Dynamic Modeling of CO2 Injection in Depleted Gas Reservoirs | SLB

Dynamic modeling of CO2 injection in depleted gas reservoirs derisks CCS project

minus
Middle East, 陆上

An integrated multidomain approach to modeling subsurface CO2 storage streamlined decision making, reduced uncertainties, and enhanced project predictability. Integration between geology, geophysics, and reservoir engineering was key to site selection and determining boundary conditions. Geomechanics was used to define fracture gradients, and reservoir engineering, production, and well integrity domains identified operating parameters that minimize risk.

An oil company has targeted two depleted gas and condensate fields in the Middle East for subsurface storage of CO2. Dynamic modeling of CO2 storage—including selecting boundary conditions and optimizing injection—requires integration across multiple domains. Leveraging its extensive multidisciplinary subsurface expertise and experience, SLB worked closely with the oil company's team on a study to estimate the potential storage capacity of various reservoirs in the two fields.

The workflow started with defining the boundary conditions for the geological model. These conditions have a direct impact on storage capacity. The team concluded that the main structure was surrounded on three sides by sealing faults. However, on the fourth side, the model had to be extended using available seismic and geological input to capture the boundary conditions for CO2 injection. The updated model enables simulating the effect of CO2 injection and the resulting changes in pressure and temperature on the geomechanical properties of overburden and underburden rocks.

Next, several 1D mechanical earth models (MEMs) were created to represent the pore-pressure conditions observed initially (before depletion), currently (after depletion), and after injection. The teams evaluated the robustness of the MEMs by contrasting predicted wellbore stability with drilling events and hole conditions derived from image and caliper logs.

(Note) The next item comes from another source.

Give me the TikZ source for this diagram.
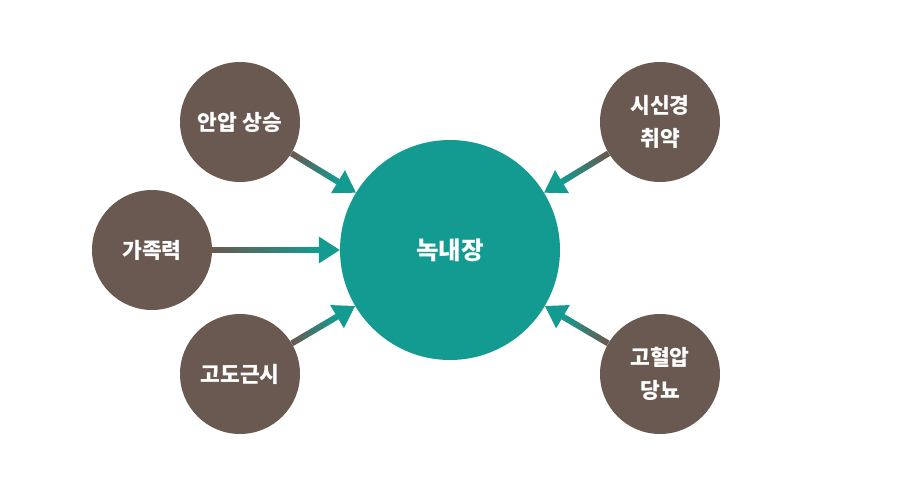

Using the models, a correlation was created between reservoir pore pressure and fracture gradient. This correlation was used to determine the maximum bottomhole injection pressure (BHIP) for each well across the injection period. The objective was to enable steadily increasing the injection pressure as reservoir pressure increased, without exceeding the changing fracture pressure across the duration of CO2 injection.

Finally, the teams created and calibrated well models to capture CO2 phase, pressure, and temperature behavior during injection. These models together with the reservoir pressure and maximum BHIP determined from earlier simulations were used to compute the maximum injection rates and conduct dynamic simulations of CO2 injection. This workflow ensures that CO2 injection takes place within prescribed operating limits, taking into account the expected thermal expansion.

In summary, multidomain integration fostered a holistic approach to CO2 sequestration, comprehensively addressing technical, environmental, and operational challenges and maximizing the probability of project success.

Graphs of fracture gradient vs. pore pressure and reservoir and injection pressures over time.
Cross-domain integration enabled capturing the impact of increasing fracture gradient with increasing reservoir pressure over time. The correlation allows continuously raising maximum bottomhole injection pressure as a function of reservoir pressure without fracturing the formation. These results, in turn, can be used to compute the effective reservoir capacity.